Первую стопку Сумароков выпил сразу, пока ещё стоял подле Любы. Вторую и бутерброд с килькой Павел Васильевич понёс на тарелке к столику неподалеку от столика бледной девушки.
– Никто не хочет бежать со мной стометровку, – пожаловалась девушка, когда Сумароков ставил тарелку.
– Что? – спросил Сумароков, застыв на одном месте.
– Стометровку. Бежать не хотят, – объяснила девушка.
– Кто?
– Все. Я прошу их пробежать со мной, но никто не соглашается. А ведь это так просто!
– Зачем? – недовольно спросил писатель.
– Что?
– Бежать зачем?
– Ну как же, – с тусклой убеждённостью стала говорить девушка из-за соседнего столика. – Ведь стометровка это ровно сто метров. Ни сантиметром больше. Я прошу их пробежать, но никто не бежит.
– Кто не бежит? – снова спросил Сумароков. Он быстро опрокинул в себя стопку водки, извинился и стал закусывать килькой.
– Никто. А ведь это красиво. Вода кипит при ста градусах. А здесь ровно сто метров. И надо их пробежать. Не девяносто девять и не сто два. А именно сто. А вы бы не согласились?

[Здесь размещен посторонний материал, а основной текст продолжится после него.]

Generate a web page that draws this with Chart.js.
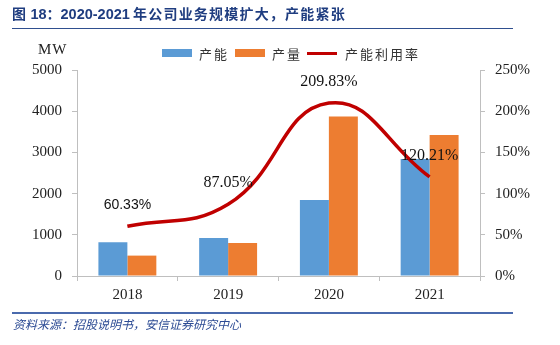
<!DOCTYPE html>
<html>
<head>
<meta charset="utf-8">
<script src="https://cdn.jsdelivr.net/npm/chart.js@4"></script>
<style>
  body { margin: 0; background: #fff; }
  #wrap { position: relative; width: 560px; height: 345px; overflow: hidden; }
  #c { position: absolute; left: 0; top: 0; }
  .abs { position: absolute; white-space: nowrap; }
  #title { left: 12px; top: 3px; font: bold 14px "Noto Sans CJK SC", "Liberation Sans", sans-serif; color: #1f3d80; }
  #title .num { font-family: "Liberation Sans", sans-serif; font-size: 14.5px; }
  #title .cn { letter-spacing: 1.2px; }
  #tline { left: 12px; top: 28px; width: 501px; height: 1px; background: #2f4f8f; }
  #fline { left: 12px; top: 312px; width: 501px; height: 2px; background: #4a6aad; }
  #src { left: 13px; top: 315px; font: italic 12px "Noto Sans CJK SC", sans-serif; color: #2c4b94; }
  #unit { left: 38px; top: 41px; font: 15px "Liberation Serif", serif; color: #222; letter-spacing: 1px; }
  .lg { top: 44px; font: 13px "Noto Sans CJK SC", sans-serif; color: #333; letter-spacing: 2px; }
  .box { position: absolute; width: 30px; height: 8px; top: 49px; }
</style>
</head>
<body>
<div id="wrap">
  <canvas id="c" width="560" height="345"></canvas>
  <div class="abs" id="title"><span class="cn">图</span> <span class="num">18</span>：<span class="num">2020-2021</span> <span class="cn">年公司业务规模扩大，产能紧张</span></div>
  <div class="abs" id="tline"></div>
  <div class="abs" id="unit">MW</div>
  <div class="box" style="left:162px;background:#5b9bd5"></div>
  <div class="abs lg" style="left:199px">产能</div>
  <div class="box" style="left:235px;background:#ed7d31"></div>
  <div class="abs lg" style="left:272px">产量</div>
  <div class="box" style="left:307px;top:52px;height:3px;background:#c00000"></div>
  <div class="abs lg" style="left:345px">产能利用率</div>
  <div class="abs" id="fline"></div>
  <div class="abs" id="src">资料来源：招股说明书，安信证券研究中心</div>
</div>
<script>
let years = ["2018", "2019", "2020", "2021"];
let capacity = [820, 920, 1845, 2840]; //产能 MW
let output = [495, 800, 3870, 3420]; //产量 MW
let utilization = [60.33, 87.05, 209.83, 120.21]; //产能利用率 %
let labelFonts = ['14px "Liberation Sans"', '16px "Liberation Serif"', '16px "Liberation Serif"', '16px "Liberation Serif"'];

//percent labels above the line points
const lineLabels = {
     id: "lineLabels",
     afterDatasetsDraw(chart) {
          const meta = chart.getDatasetMeta(2);
          const ctx = chart.ctx;
          ctx.save();
          ctx.fillStyle = "#111";
          ctx.textAlign = "center";
          ctx.textBaseline = "middle";
          meta.data.forEach(function (pt, i) {
               ctx.font = labelFonts[i];
               ctx.fillText(utilization[i].toFixed(2) + "%", pt.x, pt.y - 21);
          });
          ctx.restore();
     },
};

const tickFont = { family: "Liberation Serif", size: 15 };

new Chart("c", {
     type: "bar",
     data: {
          labels: years,
          datasets: [
               { label: "产能", data: capacity, backgroundColor: "#5b9bd5", yAxisID: "y", order: 1 },
               { label: "产量", data: output, backgroundColor: "#ed7d31", yAxisID: "y", order: 1 },
               {
                    type: "line",
                    label: "产能利用率",
                    data: utilization,
                    borderColor: "#c00000",
                    backgroundColor: "#c00000",
                    borderWidth: 3.5,
                    pointRadius: 0,
                    tension: 0.45,
                    yAxisID: "y1",
                    order: 0,
               },
          ],
     },
     options: {
          responsive: false,
          animation: false,
          layout: { padding: { top: 70, left: 0, right: 0, bottom: 0 } },
          datasets: { bar: { categoryPercentage: 0.575, barPercentage: 1 } },
          plugins: { legend: { display: false }, tooltip: { enabled: false } },
          scales: {
               x: {
                    afterFit: function (s) { s.height = 69; },
                    border: { color: "#bfbfbf" },
                    grid: { drawOnChartArea: false, tickLength: 5, color: "#bfbfbf" },
                    ticks: { font: tickFont, color: "#222", padding: 5 },
               },
               y: {
                    position: "left",
                    min: 0,
                    max: 5000,
                    afterFit: function (s) { s.width = 77; },
                    border: { color: "#bfbfbf" },
                    grid: { drawOnChartArea: false, tickLength: 5, color: "#bfbfbf" },
                    ticks: {
                         stepSize: 1000,
                         font: tickFont,
                         color: "#222",
                         padding: 10,
                         callback: function (v) { return String(v); },
                    },
               },
               y1: {
                    position: "right",
                    min: 0,
                    max: 250,
                    afterFit: function (s) { s.width = 80; },
                    border: { color: "#bfbfbf" },
                    grid: { drawOnChartArea: false, tickLength: 5, color: "#bfbfbf" },
                    ticks: {
                         stepSize: 50,
                         font: tickFont,
                         color: "#222",
                         padding: 10,
                         callback: function (v) { return v + "%"; },
                    },
               },
          },
     },
     plugins: [lineLabels],
});
</script>
</body>
</html>
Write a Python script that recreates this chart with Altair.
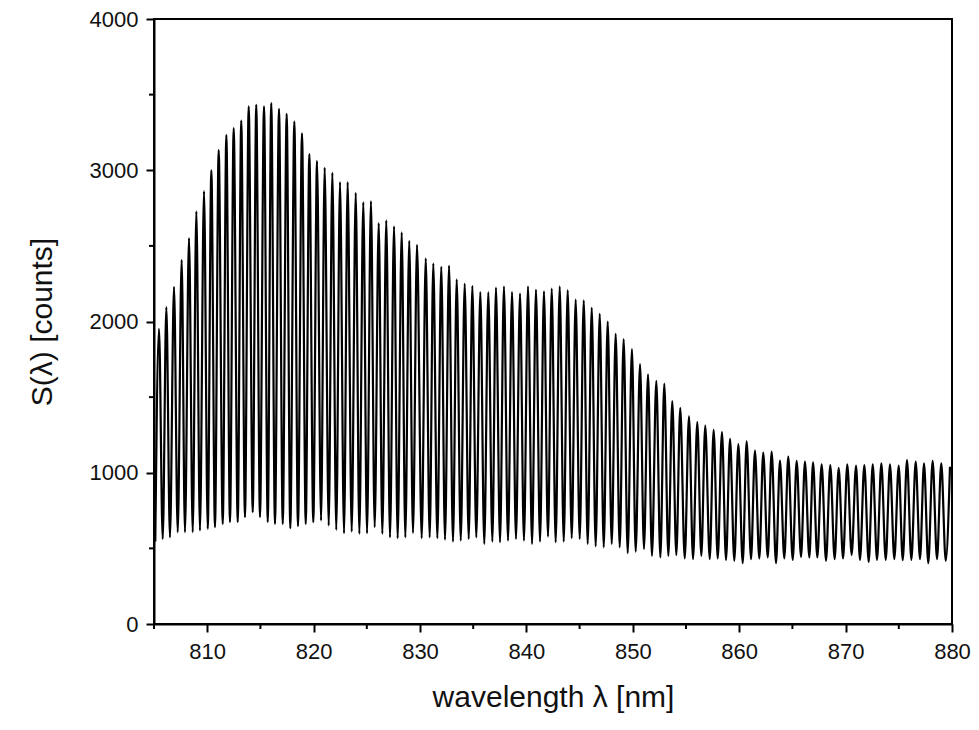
import altair as alt
import pandas as pd

# ---- data ----
peak_nm = [805.47, 806.16, 806.88, 807.60, 808.29, 808.98, 809.70, 810.39, 811.08, 811.80,
           812.49, 813.20, 813.90, 814.61, 815.34, 816.02, 816.75,
           817.47, 818.19, 818.91, 819.60, 820.32, 821.04, 821.76, 822.48, 823.20, 823.96,
           824.67, 825.39, 826.12, 826.83, 827.56, 828.28, 828.99,
           829.72,
           830.54, 831.25, 832.00, 832.73, 833.45, 834.20, 834.92, 835.67, 836.42, 837.14,
           837.89, 838.65, 839.40, 840.15, 840.90, 841.65,
           842.38, 843.13, 843.88, 844.63, 845.39, 846.14, 846.89, 847.64, 848.39, 849.14,
           849.92, 850.68, 851.43, 852.21, 852.96, 853.71, 854.46,
           855.28, 856.06, 856.81, 857.60, 858.38, 859.14, 859.92, 860.70, 861.48, 862.26,
           863.05, 863.83, 864.61, 865.40, 866.18, 866.94,
           867.75, 868.56, 869.35, 870.16, 870.98, 871.76, 872.55, 873.36, 874.17, 874.99,
           875.77, 876.59, 877.37, 878.18, 878.99, 879.81]
peak_counts = [1951, 2095, 2229, 2407, 2551, 2729, 2862, 3000, 3133, 3233,
               3278, 3329, 3422, 3433, 3422, 3444, 3406,
               3373, 3322, 3244, 3107, 3062, 3018, 2984, 2922, 2922, 2851,
               2789, 2796, 2651, 2669, 2629, 2589, 2533,
               2507,
               2418, 2384, 2362, 2369, 2278, 2251, 2235, 2195, 2195, 2224,
               2233, 2195, 2184, 2233, 2211, 2200,
               2218, 2233, 2207, 2144, 2140, 2091, 2051, 2000, 1918, 1884,
               1818, 1718, 1651, 1607, 1589, 1473, 1429,
               1373, 1335, 1311, 1284, 1269, 1224, 1189, 1207, 1147, 1133,
               1140, 1080, 1107, 1078, 1073, 1069,
               1056, 1051, 1033, 1056, 1047, 1051, 1056, 1062, 1056, 1047,
               1084, 1073, 1062, 1078, 1062, 1040]

trough_nm = [805.12,
             805.82, 806.50, 807.23, 807.91, 808.64, 809.32, 810.05, 810.73, 811.46, 812.14,
             812.87, 813.55, 814.28, 814.96, 815.69, 816.37, 817.10,
             817.81, 818.53, 819.26, 819.97, 820.70, 821.42, 822.13, 822.86, 823.58, 824.30,
             825.02, 825.74, 826.46, 827.18, 827.90, 828.62, 829.34,
             830.16, 830.91, 831.63, 832.35, 833.10, 833.83, 834.58, 835.29, 836.04, 836.80,
             837.52, 838.27, 839.02, 839.77, 840.53, 841.28, 842.03,
             842.75, 843.51, 844.26, 845.01, 845.76, 846.51, 847.27, 848.02, 848.77, 849.52,
             850.27, 851.05, 851.80, 852.59, 853.34, 854.09,
             854.88, 855.66, 856.44, 857.23, 857.98, 858.76, 859.54, 860.33, 861.11, 861.89,
             862.68, 863.46, 864.24, 865.03, 865.81, 866.59,
             867.34, 868.16, 868.97, 869.76, 870.57, 871.35, 872.17, 872.95, 873.77, 874.58,
             875.37, 876.18, 876.99, 877.77, 878.59, 879.41]
trough_counts = [545,
                 562, 573, 607, 607, 607, 618, 629, 640, 662, 673,
                 673, 707, 740, 707, 673, 662, 662,
                 633, 647, 662, 673, 684, 651, 622, 600, 611, 596,
                 600, 640, 596, 573, 567, 573, 602,
                 567, 573, 567, 558, 544, 551, 562, 573, 529, 544,
                 540, 551, 562, 551, 529, 544, 578,
                 540, 544, 567, 562, 529, 513, 507, 529, 507, 469,
                 478, 496, 451, 440, 451, 456,
                 433, 429, 451, 429, 433, 424, 418, 402, 429, 433,
                 440, 402, 433, 424, 444, 440,
                 440, 418, 429, 433, 456, 424, 411, 424, 424, 429,
                 422, 424, 429, 402, 429, 418]

x_major = [810, 820, 830, 840, 850, 860, 870, 880]
x_minor = [805, 815, 825, 835, 845, 855, 865, 875]
y_major = [0, 1000, 2000, 3000, 4000]
y_minor = [500, 1500, 2500, 3500]

# ---- tables ----
spec = pd.DataFrame({
    "nm": peak_nm + trough_nm,
    "counts": peak_counts + trough_counts,
}).sort_values("nm").reset_index(drop=True)

FONT = "Liberation Sans"
xscale = alt.Scale(domain=[805, 880], nice=False, zero=False)
yscale = alt.Scale(domain=[0, 4000], nice=False)

line = alt.Chart(spec).mark_line(
    color="black", strokeWidth=2.2, interpolate="monotone", clip=True
).encode(
    x=alt.X("nm:Q", scale=xscale,
            axis=alt.Axis(title="wavelength λ [nm]", values=x_major, format="d",
                          grid=False, tickSize=8, tickWidth=2, domainWidth=2,
                          domainColor="black", tickColor="black",
                          labelFont=FONT, labelFontSize=22, labelColor="#111",
                          labelPadding=9, labelFlush=False,
                          titleFont=FONT, titleFontSize=30, titleFontWeight="normal",
                          titleColor="#111", titlePadding=20)),
    y=alt.Y("counts:Q", scale=yscale,
            axis=alt.Axis(title="S(λ) [counts]", values=y_major, format="d",
                          grid=False, tickSize=8, tickWidth=2, domainWidth=2,
                          domainColor="black", tickColor="black",
                          labelFont=FONT, labelFontSize=22, labelColor="#111",
                          labelPadding=8, labelFlush=False,
                          titleFont=FONT, titleFontSize=30, titleFontWeight="normal",
                          titleColor="#111", titlePadding=32)),
)

xminor = alt.Chart(pd.DataFrame({"v": x_minor})).mark_rule(
    color="black", strokeWidth=2, clip=False
).encode(
    x=alt.X("v:Q", scale=xscale),
    y=alt.value(605),
    y2=alt.value(610),
)

yminor = alt.Chart(pd.DataFrame({"v": y_minor})).mark_rule(
    color="black", strokeWidth=2, clip=False
).encode(
    y=alt.Y("v:Q", scale=yscale),
    x=alt.value(-5),
    x2=alt.value(0),
)

chart = alt.layer(line, xminor, yminor).properties(
    width=798,
    height=605,
    autosize="none",
    padding={"left": 146, "top": 11, "right": 19, "bottom": 97},
    background="white",
).configure_view(
    stroke="black", strokeWidth=2
)

chart.save("out.html", embed_options={"renderer": "svg", "actions": False})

Сумароков оглянулся, ему показалось, что все наблюдают за ним, что это какая-то западня, ловушка. Он посмотрел на полку с бутылками за спиной у буфетчицы Любы. И бутылки тоже были его врагами, некоторые из них скалились, другие, вроде, грустили, а одна из них – так, вроде даже – цинически подмигнула ему. Зачем ему подмигнула бутылка? Могут ли бутылки подмигивать? Что это вообще такое? Подмигивают люди! Писатель земли русской похолодел.